Si chiude l’anno e come sempre l’imminente cambio di data offre la scusa per fare qualche riflessione sul futuro. La previsione è facile: il 2014 sembra destinato a proseguire la tendenza verso un assetto multipolare del sistema internazionale.
Chiaro, il superamento dell’unicità statunitense non è cosa dell’anno che viene. E nemmeno del decennio in corso. È però una traiettoria inevitabile: il sistema internazionale non sembra amare le situazioni di squilibirio e difficilmente farà eccezione per lo zio Sam.
Che poi, il multipolarismo cos’è? La coesistenza di tre o più grandi potenze in grado di perseguire autonomamente un’agenda a livello internazionale. Anche se con gradi diversi a seconda dei contesti regionali (la geopolitica non è solo il regno dei ciarlatani), il numero di attori in grado di contrapporsi agli interessi statunitensi è in aumento.
Le ricadute sui mercati dell’energia sono difficilmente prevedibili. I grandi mercati globali, tra cui quello petrolifero, si sono sviluppati grazie all’interesse degli Stati Uniti. Il loro relativo indebolimento non corrisponde però necessariamente al venir meno delle condizioni di funzionamento dei mercati globali, perché anche per gli attori emergenti rappresentano una modalità di approvvigionamento efficiente.
In questo contesto, la posizione dei produttori petroliferi (e in misura minore, di gas) è più forte. Perché come l’aumento del numero di produttori aumenta la sicurezza delle forniture, così un moltiplicarsi dei consumatori offre maggiori garanzie che la produzione trovi un mercato.

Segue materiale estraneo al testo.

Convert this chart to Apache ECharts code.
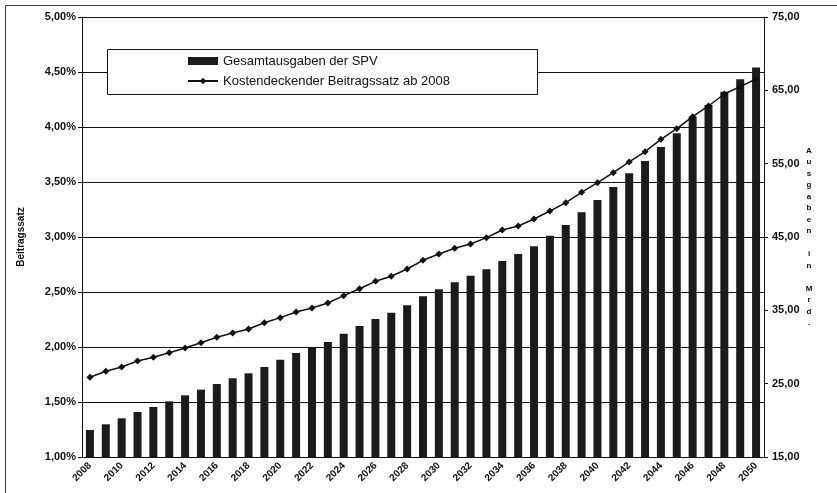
<!DOCTYPE html>
<html>
<head>
<meta charset="utf-8">
<script src="https://cdn.jsdelivr.net/npm/echarts@6/dist/echarts.min.js"></script>
<style>html,body{margin:0;padding:0;background:#fff}#c{width:837px;height:493px}</style>
</head>
<body>
<div id="c"></div>
<script>
var years = [2008,2009,2010,2011,2012,2013,2014,2015,2016,2017,2018,2019,2020,2021,2022,2023,2024,2025,2026,2027,2028,2029,2030,2031,2032,2033,2034,2035,2036,2037,2038,2039,2040,2041,2042,2043,2044,2045,2046,2047,2048,2049,2050].map(String);
var ausgaben = [18.68,19.46,20.27,21.14,21.82,22.59,23.41,24.18,24.95,25.73,26.41,27.27,28.27,29.18,29.9,30.68,31.82,32.86,33.82,34.68,35.68,36.93,37.86,38.82,39.73,40.6,41.73,42.68,43.73,45.18,46.64,48.36,50.05,51.82,53.68,55.36,57.27,59.14,61.41,63.0,64.82,66.5,68.1];
var beitragssatz = [1.725,1.78,1.818,1.873,1.906,1.948,1.991,2.039,2.088,2.127,2.164,2.221,2.267,2.318,2.355,2.40,2.467,2.53,2.597,2.643,2.709,2.788,2.845,2.897,2.936,2.994,3.064,3.10,3.164,3.236,3.312,3.406,3.494,3.585,3.682,3.776,3.888,3.985,4.094,4.191,4.30,4.367,4.436];
var seriesNames = ['Gesamtausgaben der SPV','Kostendeckender Beitragssatz ab 2008'];
var leftAxisName = 'Beitragssatz';
var rightAxisName = 'Ausgaben in Mrd.';

var font = 'Liberation Sans, Arial, sans-serif';
var chart = echarts.init(document.getElementById('c'));
chart.setOption({
  animation: false,
  backgroundColor: '#fff',
  textStyle: {fontFamily: font, color: '#111'},
  grid: {left: 82, right: 73, top: 17, bottom: 36, containLabel: false},
  graphic: [
    {type: 'line', shape: {x1: 5, y1: 5.5, x2: 837, y2: 5.5}, style: {stroke: '#444', lineWidth: 1}, z: 1},
    {type: 'line', shape: {x1: 5.5, y1: 5, x2: 5.5, y2: 493}, style: {stroke: '#444', lineWidth: 1}, z: 1},
    {type: 'rect', shape: {x: 107.5, y: 49.5, width: 430, height: 45}, style: {fill: '#fff', stroke: '#111', lineWidth: 1}, z: 3}
  ],
  legend: {
    orient: 'vertical', left: 187, top: 54, padding: 0, itemGap: 6,
    itemWidth: 30, itemHeight: 8, z: 5,
    data: [{name: seriesNames[0], icon: 'rect'}, {name: seriesNames[1]}],
    textStyle: {fontFamily: font, fontSize: 13, color: '#111', lineHeight: 14}
  },
  xAxis: {
    type: 'category', data: years, boundaryGap: true,
    axisLine: {lineStyle: {color: '#111', width: 1}},
    axisTick: {interval: 0, length: 4, lineStyle: {color: '#111'}},
    axisLabel: {interval: 1, rotate: 45, fontSize: 10, fontWeight: 'bold', color: '#111', margin: 7}
  },
  yAxis: [
    {
      type: 'value', min: 1, max: 5, interval: 0.5, position: 'left',
      name: leftAxisName, nameLocation: 'middle', nameGap: 56, nameRotate: 90,
      nameTextStyle: {fontSize: 10, fontWeight: 'bold', color: '#111'},
      axisLine: {show: true, lineStyle: {color: '#111'}},
      axisTick: {show: true, length: 4, lineStyle: {color: '#111'}},
      axisLabel: {fontSize: 11, fontWeight: 'bold', color: '#111', margin: 6,
        formatter: function (v) { return v.toFixed(2).replace('.', ',') + '%'; }},
      splitLine: {show: true, lineStyle: {color: '#111', width: 1}}
    },
    {
      type: 'value', min: 15, max: 75, interval: 10, position: 'right',
      name: rightAxisName.split('').join('\n'), nameLocation: 'middle', nameGap: 45, nameRotate: 0,
      nameTextStyle: {fontSize: 8, fontWeight: 'bold', color: '#111', lineHeight: 11.5, align: 'center'},
      axisLine: {show: true, lineStyle: {color: '#111'}},
      axisTick: {show: true, length: 4, lineStyle: {color: '#111'}},
      axisLabel: {fontSize: 11, fontWeight: 'bold', color: '#111', margin: 8,
        formatter: function (v) { return v.toFixed(2).replace('.', ','); }},
      splitLine: {show: false}
    }
  ],
  series: [
    {
      name: seriesNames[0], type: 'bar', yAxisIndex: 1, data: ausgaben,
      barWidth: 8, itemStyle: {color: '#1c1a1b'}, z: 2
    },
    {
      name: seriesNames[1], type: 'line', yAxisIndex: 0, data: beitragssatz,
      symbol: 'diamond', symbolSize: 7, showSymbol: true,
      lineStyle: {color: '#111', width: 1.5}, itemStyle: {color: '#111'}, z: 4
    }
  ]
});
</script>
</body>
</html>
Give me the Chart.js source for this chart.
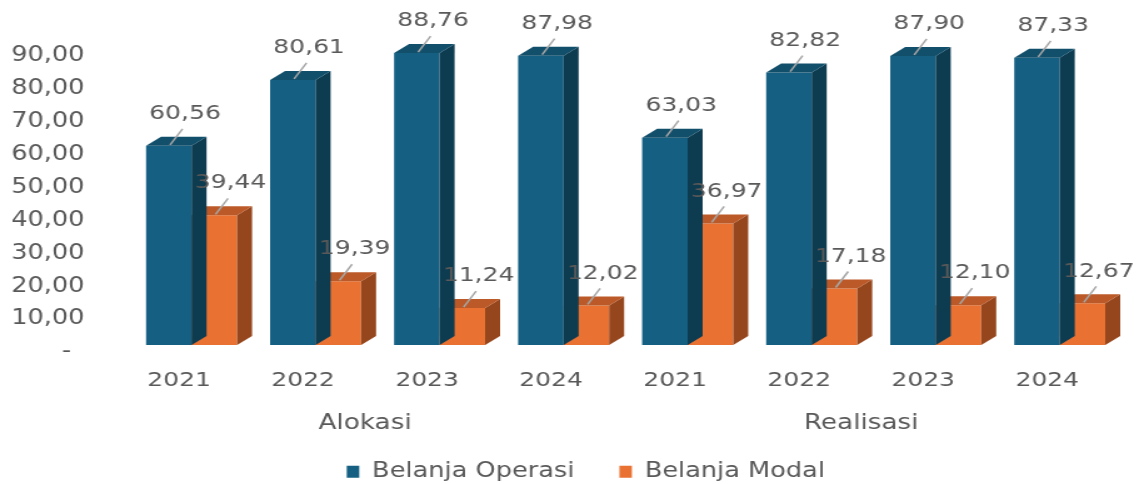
<!DOCTYPE html>
<html>
<head>
<meta charset="utf-8">
<script src="https://cdn.jsdelivr.net/npm/chart.js@4/dist/chart.umd.min.js"></script>
<style>
  html, body { margin: 0; padding: 0; background: #fff; overflow: hidden; }
  /* the source picture is stretched sideways, so the canvas is too */
  #wrap {
    position: absolute; left: 0; top: 0;
    width: 911px; height: 484px;
    transform: scaleX(1.25027); transform-origin: 0 0;
  }
</style>
</head>
<body>
<div id="wrap"><canvas id="chart"></canvas></div>
<script>
const years = ["2021", "2022", "2023", "2024", "2021", "2022", "2023", "2024"];
const groups = ["Alokasi", "Realisasi"];
const belanjaOperasi = [60.56, 80.61, 88.76, 87.98, 63.03, 82.82, 87.90, 87.33];
const belanjaModal = [39.44, 19.39, 11.24, 12.02, 36.97, 17.18, 12.10, 12.67];

const FONT = '"DejaVu Sans", sans-serif';
const GREY = "#595959";
const DEPTH_X = 12;
const DEPTH_Y = 9;
const LABEL_SHIFT = -10;

const shades = [
  { side: "#0d3b50", top: "#124f6b" },
  { side: "#96461d", top: "#bb5a28" },
];

function fmt(v) {
  return v.toFixed(2).replace(".", ",");
}

// side and top faces, drawn right after each dataset so the next one covers them
const depthPlugin = {
  id: "depth",
  afterDatasetDraw(chart, args) {
    const ctx = chart.ctx;
    const shade = shades[args.index];
    ctx.save();
    args.meta.data.forEach((bar) => {
      const left = bar.x - bar.width / 2;
      const right = bar.x + bar.width / 2;
      const top = bar.y;
      const base = bar.base;

      ctx.fillStyle = shade.side;
      ctx.beginPath();
      ctx.moveTo(right, top);
      ctx.lineTo(right + DEPTH_X, top - DEPTH_Y);
      ctx.lineTo(right + DEPTH_X, base - DEPTH_Y);
      ctx.lineTo(right, base);
      ctx.closePath();
      ctx.fill();

      ctx.fillStyle = shade.top;
      ctx.beginPath();
      ctx.moveTo(left, top);
      ctx.lineTo(left + DEPTH_X, top - DEPTH_Y);
      ctx.lineTo(right + DEPTH_X, top - DEPTH_Y);
      ctx.lineTo(right, top);
      ctx.closePath();
      ctx.fill();
    });
    ctx.restore();
  },
  afterDatasetsDraw(chart) {
    const ctx = chart.ctx;
    ctx.save();
    ctx.font = "20px " + FONT;
    ctx.textAlign = "center";
    ctx.textBaseline = "middle";
    chart.data.datasets.forEach((ds, i) => {
      chart.getDatasetMeta(i).data.forEach((bar, j) => {
        const x = bar.x;
        const y = bar.y;
        ctx.strokeStyle = "#a6a6a6";
        ctx.lineWidth = 1.5;
        ctx.beginPath();
        ctx.moveTo(x + 1, y - 1);
        ctx.lineTo(x + 11, y - 17);
        ctx.stroke();
        ctx.fillStyle = GREY;
        ctx.fillText(fmt(ds.data[j]), x + 13, y - 32);
      });
    });
    ctx.restore();
  },
  afterDraw(chart) {
    const ctx = chart.ctx;
    const xs = chart.scales.x;
    ctx.save();
    ctx.font = "21px " + FONT;
    ctx.fillStyle = GREY;
    ctx.textAlign = "center";
    ctx.textBaseline = "middle";
    groups.forEach((g, k) => {
      const a = xs.getPixelForValue(k * 4);
      const b = xs.getPixelForValue(k * 4 + 3);
      ctx.fillText(g, (a + b) / 2 + LABEL_SHIFT, 424);
    });
    ctx.restore();
  },
  afterLayout(chart) {
    // legend sits a little right of the canvas centre in the source
    const lg = chart.legend;
    lg.left += 20;
    lg.right += 20;
    lg.top += 8;
    lg.bottom += 8;
  },
};

new Chart(document.getElementById("chart"), {
  type: "bar",
  data: {
    labels: years,
    datasets: [
      {
        label: "Belanja Operasi",
        data: belanjaOperasi,
        backgroundColor: "#156082",
        borderWidth: 0,
      },
      {
        label: "Belanja Modal",
        data: belanjaModal,
        backgroundColor: "#e97132",
        borderWidth: 0,
      },
    ],
  },
  plugins: [depthPlugin],
  options: {
    responsive: true,
    maintainAspectRatio: false,
    animation: false,
    datasets: {
      bar: { barPercentage: 1, categoryPercentage: 0.734 },
    },
    layout: { padding: { top: 49, right: 13.8, left: 0, bottom: 0 } },
    plugins: {
      tooltip: { enabled: false },
      legend: {
        position: "bottom",
        labels: {
          font: { family: FONT, size: 20.5 },
          color: GREY,
          boxWidth: 10,
          boxHeight: 12,
          padding: 36,
        },
      },
    },
    scales: {
      x: {
        grid: { display: false, drawTicks: false },
        border: { display: false },
        ticks: {
          font: { family: FONT, size: 20 },
          color: GREY,
          padding: 24,
          labelOffset: LABEL_SHIFT,
          maxRotation: 0,
          autoSkip: false,
        },
        afterFit(scale) {
          scale.height = 72.5;
        },
      },
      y: {
        min: 0,
        max: 90,
        grid: { display: false, drawTicks: false },
        border: { display: false },
        ticks: {
          stepSize: 10,
          font: { family: FONT, size: 20.5 },
          color: GREY,
          padding: 36,
          labelOffset: 7,
          callback: (v) => (v === 0 ? "- \u2009" : fmt(v)),
        },
        afterFit(scale) {
          scale.width = 103.6;
        },
      },
    },
  },
});
</script>
</body>
</html>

Diverso è invece il discorso delle dinamiche complessive di prezzo e della preoccupante dipendenza di molti Paesi produttori da alte quotazioni del greggio. Per i governi che fanno spesa pubblica soprattutto grazie alle rendite petrolifere, una contrazione delle quotazioni può infatti voler dire instabilità.
Forse di questo fenomeno troveremo qualche esempio nel 2014.